Because of their versatility, these valves are produced in a variety of types and sizes, and can be installed in different parts of the sealed system, then adjusted to the pressures desired. They can be used as high- to low-side bypass regulators, evaporator-pressure regulators, compressor overload protection, evaporator freeze-up protection, and also as an expansion valve for one-fourth- to three-ton-capacity room air conditioners, ice cream units, ice makers, water coolers, dehumidifiers, and central air conditioners.
These valves contain a diaphragm, control spring (FS1), seat, and the basic valve needle or ball. The control spring above the diaphragm moves the diaphragm down, this opens the valve. The opposing force is provided by low-side evaporator pressure (FE) and a constant body spring force (FS2), this moves the valve to close.

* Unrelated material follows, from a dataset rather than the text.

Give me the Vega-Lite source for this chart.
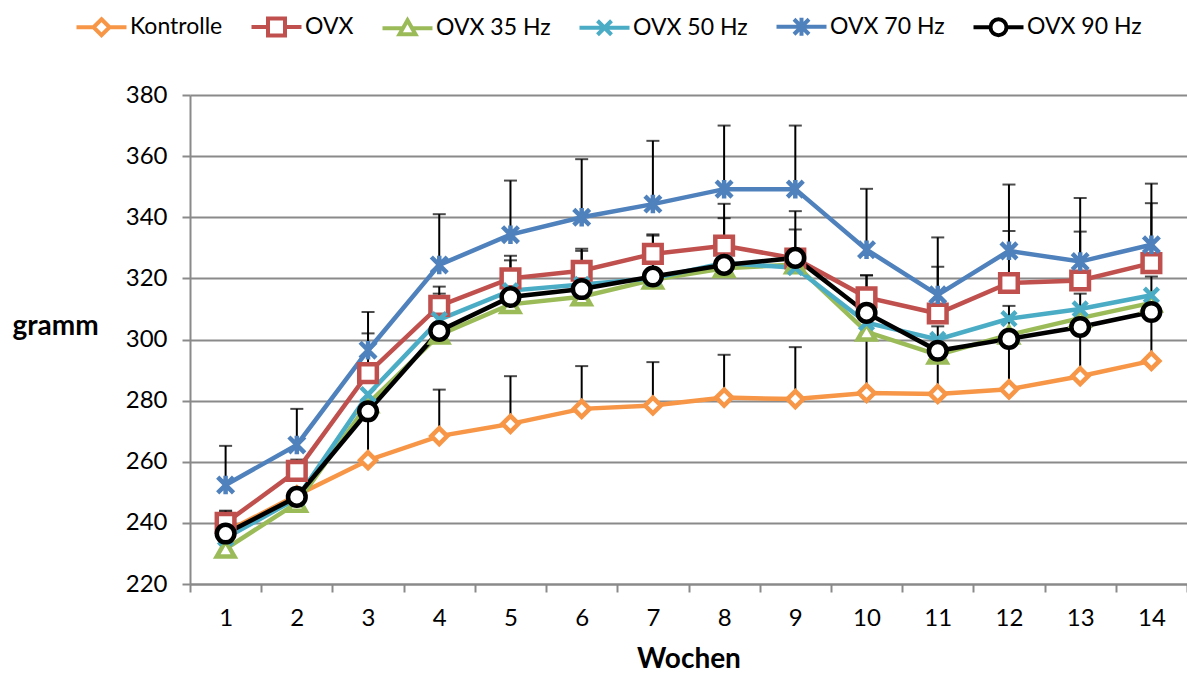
{
  "$schema": "https://vega.github.io/schema/vega-lite/v6.json",
  "width": 997,
  "height": 489,
  "autosize": {"type": "none"},
  "padding": {"left": 190, "top": 95, "right": 0, "bottom": 90},
  "background": "white",
  "config": {"view": {"stroke": null}, "font": "Lato"},
  "data": {"values": [
    {"week": 1, "group": "Kontrolle", "value": 237, "upper": null},
    {"week": 2, "group": "Kontrolle", "value": 249, "upper": null},
    {"week": 3, "group": "Kontrolle", "value": 260.5, "upper": 276},
    {"week": 4, "group": "Kontrolle", "value": 268.4, "upper": 283.6},
    {"week": 5, "group": "Kontrolle", "value": 272.4, "upper": 288},
    {"week": 6, "group": "Kontrolle", "value": 277.3, "upper": 291.3},
    {"week": 7, "group": "Kontrolle", "value": 278.4, "upper": 292.6},
    {"week": 8, "group": "Kontrolle", "value": 281, "upper": 295},
    {"week": 9, "group": "Kontrolle", "value": 280.5, "upper": 297.5},
    {"week": 10, "group": "Kontrolle", "value": 282.5, "upper": 300.8},
    {"week": 11, "group": "Kontrolle", "value": 282.2, "upper": 296},
    {"week": 12, "group": "Kontrolle", "value": 283.7, "upper": 300},
    {"week": 13, "group": "Kontrolle", "value": 288, "upper": 304},
    {"week": 14, "group": "Kontrolle", "value": 293, "upper": 309},
    {"week": 1, "group": "OVX", "value": 240, "upper": 243.7},
    {"week": 2, "group": "OVX", "value": 257, "upper": 260.7},
    {"week": 3, "group": "OVX", "value": 289, "upper": 302},
    {"week": 4, "group": "OVX", "value": 311, "upper": 317.3},
    {"week": 5, "group": "OVX", "value": 320, "upper": 327.4},
    {"week": 6, "group": "OVX", "value": 322.5, "upper": 329.7},
    {"week": 7, "group": "OVX", "value": 328, "upper": 334.4},
    {"week": 8, "group": "OVX", "value": 330.7, "upper": 344.4},
    {"week": 9, "group": "OVX", "value": 326.5, "upper": 336},
    {"week": 10, "group": "OVX", "value": 313.8, "upper": 321},
    {"week": 11, "group": "OVX", "value": 308.5, "upper": 323.8},
    {"week": 12, "group": "OVX", "value": 318.5, "upper": 335.5},
    {"week": 13, "group": "OVX", "value": 319.3, "upper": 335.3},
    {"week": 14, "group": "OVX", "value": 325, "upper": 344.6},
    {"week": 1, "group": "OVX 35 Hz", "value": 231.5, "upper": null},
    {"week": 2, "group": "OVX 35 Hz", "value": 246.5, "upper": null},
    {"week": 3, "group": "OVX 35 Hz", "value": 279, "upper": null},
    {"week": 4, "group": "OVX 35 Hz", "value": 301.5, "upper": null},
    {"week": 5, "group": "OVX 35 Hz", "value": 311.5, "upper": null},
    {"week": 6, "group": "OVX 35 Hz", "value": 314, "upper": null},
    {"week": 7, "group": "OVX 35 Hz", "value": 319.5, "upper": null},
    {"week": 8, "group": "OVX 35 Hz", "value": 323.3, "upper": null},
    {"week": 9, "group": "OVX 35 Hz", "value": 324.5, "upper": null},
    {"week": 10, "group": "OVX 35 Hz", "value": 302.5, "upper": null},
    {"week": 11, "group": "OVX 35 Hz", "value": 295, "upper": null},
    {"week": 12, "group": "OVX 35 Hz", "value": 301.5, "upper": null},
    {"week": 13, "group": "OVX 35 Hz", "value": 307, "upper": null},
    {"week": 14, "group": "OVX 35 Hz", "value": 312, "upper": null},
    {"week": 1, "group": "OVX 50 Hz", "value": 235, "upper": null},
    {"week": 2, "group": "OVX 50 Hz", "value": 248, "upper": null},
    {"week": 3, "group": "OVX 50 Hz", "value": 282, "upper": null},
    {"week": 4, "group": "OVX 50 Hz", "value": 306.5, "upper": null},
    {"week": 5, "group": "OVX 50 Hz", "value": 316, "upper": null},
    {"week": 6, "group": "OVX 50 Hz", "value": 318, "upper": null},
    {"week": 7, "group": "OVX 50 Hz", "value": 320, "upper": null},
    {"week": 8, "group": "OVX 50 Hz", "value": 325, "upper": null},
    {"week": 9, "group": "OVX 50 Hz", "value": 323.5, "upper": null},
    {"week": 10, "group": "OVX 50 Hz", "value": 305.5, "upper": null},
    {"week": 11, "group": "OVX 50 Hz", "value": 300, "upper": null},
    {"week": 12, "group": "OVX 50 Hz", "value": 306.8, "upper": null},
    {"week": 13, "group": "OVX 50 Hz", "value": 310, "upper": null},
    {"week": 14, "group": "OVX 50 Hz", "value": 314.5, "upper": null},
    {"week": 1, "group": "OVX 70 Hz", "value": 252.4, "upper": 265.2},
    {"week": 2, "group": "OVX 70 Hz", "value": 265.5, "upper": 277.3},
    {"week": 3, "group": "OVX 70 Hz", "value": 296.5, "upper": 309},
    {"week": 4, "group": "OVX 70 Hz", "value": 324.4, "upper": 341},
    {"week": 5, "group": "OVX 70 Hz", "value": 334.3, "upper": 352},
    {"week": 6, "group": "OVX 70 Hz", "value": 340, "upper": 359},
    {"week": 7, "group": "OVX 70 Hz", "value": 344.3, "upper": 365},
    {"week": 8, "group": "OVX 70 Hz", "value": 349.2, "upper": 370},
    {"week": 9, "group": "OVX 70 Hz", "value": 349.2, "upper": 370},
    {"week": 10, "group": "OVX 70 Hz", "value": 329.4, "upper": 349.3},
    {"week": 11, "group": "OVX 70 Hz", "value": 314.6, "upper": 333.4},
    {"week": 12, "group": "OVX 70 Hz", "value": 329, "upper": 350.7},
    {"week": 13, "group": "OVX 70 Hz", "value": 325.5, "upper": 346.3},
    {"week": 14, "group": "OVX 70 Hz", "value": 331, "upper": 351},
    {"week": 1, "group": "OVX 90 Hz", "value": 236.5, "upper": 244},
    {"week": 2, "group": "OVX 90 Hz", "value": 248.5, "upper": 251},
    {"week": 3, "group": "OVX 90 Hz", "value": 276.5, "upper": 280},
    {"week": 4, "group": "OVX 90 Hz", "value": 302.8, "upper": 315},
    {"week": 5, "group": "OVX 90 Hz", "value": 313.9, "upper": 325.9},
    {"week": 6, "group": "OVX 90 Hz", "value": 316.5, "upper": 329},
    {"week": 7, "group": "OVX 90 Hz", "value": 320.6, "upper": 334},
    {"week": 8, "group": "OVX 90 Hz", "value": 324.4, "upper": 339.7},
    {"week": 9, "group": "OVX 90 Hz", "value": 326.7, "upper": 342},
    {"week": 10, "group": "OVX 90 Hz", "value": 308.7, "upper": 321},
    {"week": 11, "group": "OVX 90 Hz", "value": 296.3, "upper": 304.3},
    {"week": 12, "group": "OVX 90 Hz", "value": 300.2, "upper": 311},
    {"week": 13, "group": "OVX 90 Hz", "value": 304.1, "upper": 315},
    {"week": 14, "group": "OVX 90 Hz", "value": 309, "upper": 320.6}
  ]},
  "encoding": {
    "x": {
      "field": "week", "type": "ordinal",
      "scale": {"paddingInner": 0, "paddingOuter": 0},
      "axis": {
        "title": "Wochen", "labelAngle": 0, "tickBand": "extent", "grid": false,
        "domainColor": "#8a8a8a", "domainWidth": 2, "tickColor": "#8a8a8a", "tickWidth": 2, "tickSize": 8,
        "labelFontSize": 24, "labelColor": "#000000", "labelPadding": 14,
        "titleFontSize": 28, "titleFontWeight": "bold", "titleColor": "#000000", "titlePadding": 15
      }
    },
    "y": {
      "field": "value", "type": "quantitative",
      "scale": {"domain": [220, 380], "zero": false, "nice": false},
      "axis": {
        "title": "gramm", "values": [220, 240, 260, 280, 300, 320, 340, 360, 380],
        "grid": true, "gridColor": "#8a8a8a", "gridWidth": 2,
        "domainColor": "#8a8a8a", "domainWidth": 2, "tickColor": "#8a8a8a", "tickWidth": 2, "tickSize": 8,
        "labelFontSize": 24, "labelColor": "#000000", "labelPadding": 15,
        "titleAngle": 0, "titleAlign": "left", "titleBaseline": "middle", "titleX": -178, "titleY": 231,
        "titleFontSize": 28, "titleFontWeight": "bold", "titleColor": "#000000"
      }
    }
  },
  "layer": [
    {
      "transform": [{"filter": "datum.upper != null"}],
      "mark": {"type": "rule", "color": "#000000", "strokeWidth": 2},
      "encoding": {"y2": {"field": "upper"}}
    },
    {
      "transform": [{"filter": "datum.upper != null"}],
      "mark": {"type": "tick", "color": "#000000", "thickness": 2, "size": 13},
      "encoding": {"y": {"field": "upper", "type": "quantitative"}}
    },
    {
      "mark": {"type": "line", "strokeWidth": 4.5},
      "encoding": {
        "color": {
          "field": "group", "type": "nominal",
          "scale": {"domain": ["Kontrolle", "OVX", "OVX 35 Hz", "OVX 50 Hz", "OVX 70 Hz", "OVX 90 Hz"],
                    "range": ["#F79646", "#C0504D", "#9BBB59", "#4BACC6", "#4F81BD", "#000000"]},
          "legend": null
        }
      }
    },
    {
      "mark": {"type": "point", "fill": "#ffffff", "fillOpacity": 1, "opacity": 1, "strokeWidth": 4.5, "size": 310},
      "encoding": {
        "stroke": {
          "field": "group", "type": "nominal",
          "scale": {"domain": ["Kontrolle", "OVX", "OVX 35 Hz", "OVX 50 Hz", "OVX 70 Hz", "OVX 90 Hz"],
                    "range": ["#F79646", "#C0504D", "#9BBB59", "#4BACC6", "#4F81BD", "#000000"]},
          "legend": null
        },
        "shape": {
          "field": "group", "type": "nominal",
          "scale": {"domain": ["Kontrolle", "OVX", "OVX 35 Hz", "OVX 50 Hz", "OVX 70 Hz", "OVX 90 Hz"],
                    "range": ["M0,-0.9L0.9,0L0,0.9L-0.9,0Z", "square", "triangle-up", "M-0.8,-0.8L0.8,0.8M-0.8,0.8L0.8,-0.8", "M-0.9,-0.9L0.9,0.9M-0.9,0.9L0.9,-0.9M0,-1.05L0,1.05", "circle"]},
          "legend": null
        }
      }
    },
    {
      "transform": [{"filter": "datum.value < 0"}],
      "mark": {"type": "point", "fill": "#ffffff", "fillOpacity": 1, "strokeWidth": 4, "size": 100},
      "encoding": {
        "stroke": {
          "field": "group", "type": "nominal",
          "scale": {"domain": ["Kontrolle", "OVX", "OVX 35 Hz", "OVX 50 Hz", "OVX 70 Hz", "OVX 90 Hz"],
                    "range": ["#F79646", "#C0504D", "#9BBB59", "#4BACC6", "#4F81BD", "#000000"]},
          "legend": {
            "orient": "none", "legendX": -100, "legendY": -80, "direction": "horizontal", "title": null,
            "symbolSize": 100, "symbolStrokeWidth": 4, "symbolFillColor": "#ffffff",
            "labelFontSize": 23, "labelColor": "#000000", "labelOffset": 17, "columnPadding": 20
          }
        },
        "shape": {
          "field": "group", "type": "nominal",
          "scale": {"domain": ["Kontrolle", "OVX", "OVX 35 Hz", "OVX 50 Hz", "OVX 70 Hz", "OVX 90 Hz"],
                    "range": [
                      "M-5,0L-1.6,0M1.6,0L5,0M0,-1.6L1.6,0L0,1.6L-1.6,0Z",
                      "M-5,0L-1.7,0M1.7,0L5,0M-1.7,-1.7L1.7,-1.7L1.7,1.7L-1.7,1.7Z",
                      "M-5,0L-0.9,0M0.9,0L5,0M0,-1.6L1.6,1.2L-1.6,1.2Z",
                      "M-5,0L5,0M-1.4,-1.4L1.4,1.4M-1.4,1.4L1.4,-1.4",
                      "M-5,0L5,0M-1.5,-1.5L1.5,1.5M-1.5,1.5L1.5,-1.5M0,-1.8L0,1.8",
                      "M-5,0L-1.6,0M1.6,0L5,0M1.6,0A1.6,1.6,0,1,1,-1.6,0A1.6,1.6,0,1,1,1.6,0Z"
                    ]},
          "legend": {
            "orient": "none", "legendX": -100, "legendY": -80, "direction": "horizontal", "title": null,
            "symbolSize": 100, "symbolStrokeWidth": 4,
            "labelFontSize": 23, "labelColor": "#000000", "labelOffset": 17, "columnPadding": 20
          }
        }
      }
    }
  ],
  "resolve": {"scale": {"shape": "independent"}, "legend": {"shape": "independent", "stroke": "independent"}}
}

During the off cycle, evaporator pressure builds up and overcomes the spring pressure. This keeps the valve closed until the next cycle. Then the compressor quickly reduces evaporator pressure. When this pressure equals the control-spring pressure, the valve begins to open. The valve opens when evaporator pressure falls below the control-spring setting. This is the point, or setting, at which the valve opens. (See fig. 116.)
When it is used to control the evaporator temperature, it is mounted on the liquid line at the inlet of the evaporator to control the amount of refrigerant entering the evaporator. By operating only on the low-side pressure, it is activated when the evaporator pressure drops. At that time, the needle valve automatically opens and sprays refrigerant into the evaporator until the evaporator pressure rises to a predetermined point. This can only occur when the compressor is running and creating low pressure in the evaporator. When the compressor is stopped, and no more suction is applied to the low side, the pressure built up in the evaporator prevents
the needle valve from opening. This prevents the evaporator from being flooded (filled with refrigerant) during the off cycle.
In this system, the thermostat sensing bulb is attached to the outlet of the evaporator. When sufficient drop in temperature is sensed by the bulb, the contacts within the thermostat mechanism open, causing power to the compressor to be disrupted, and the cooling cycle stops (see fig. 117).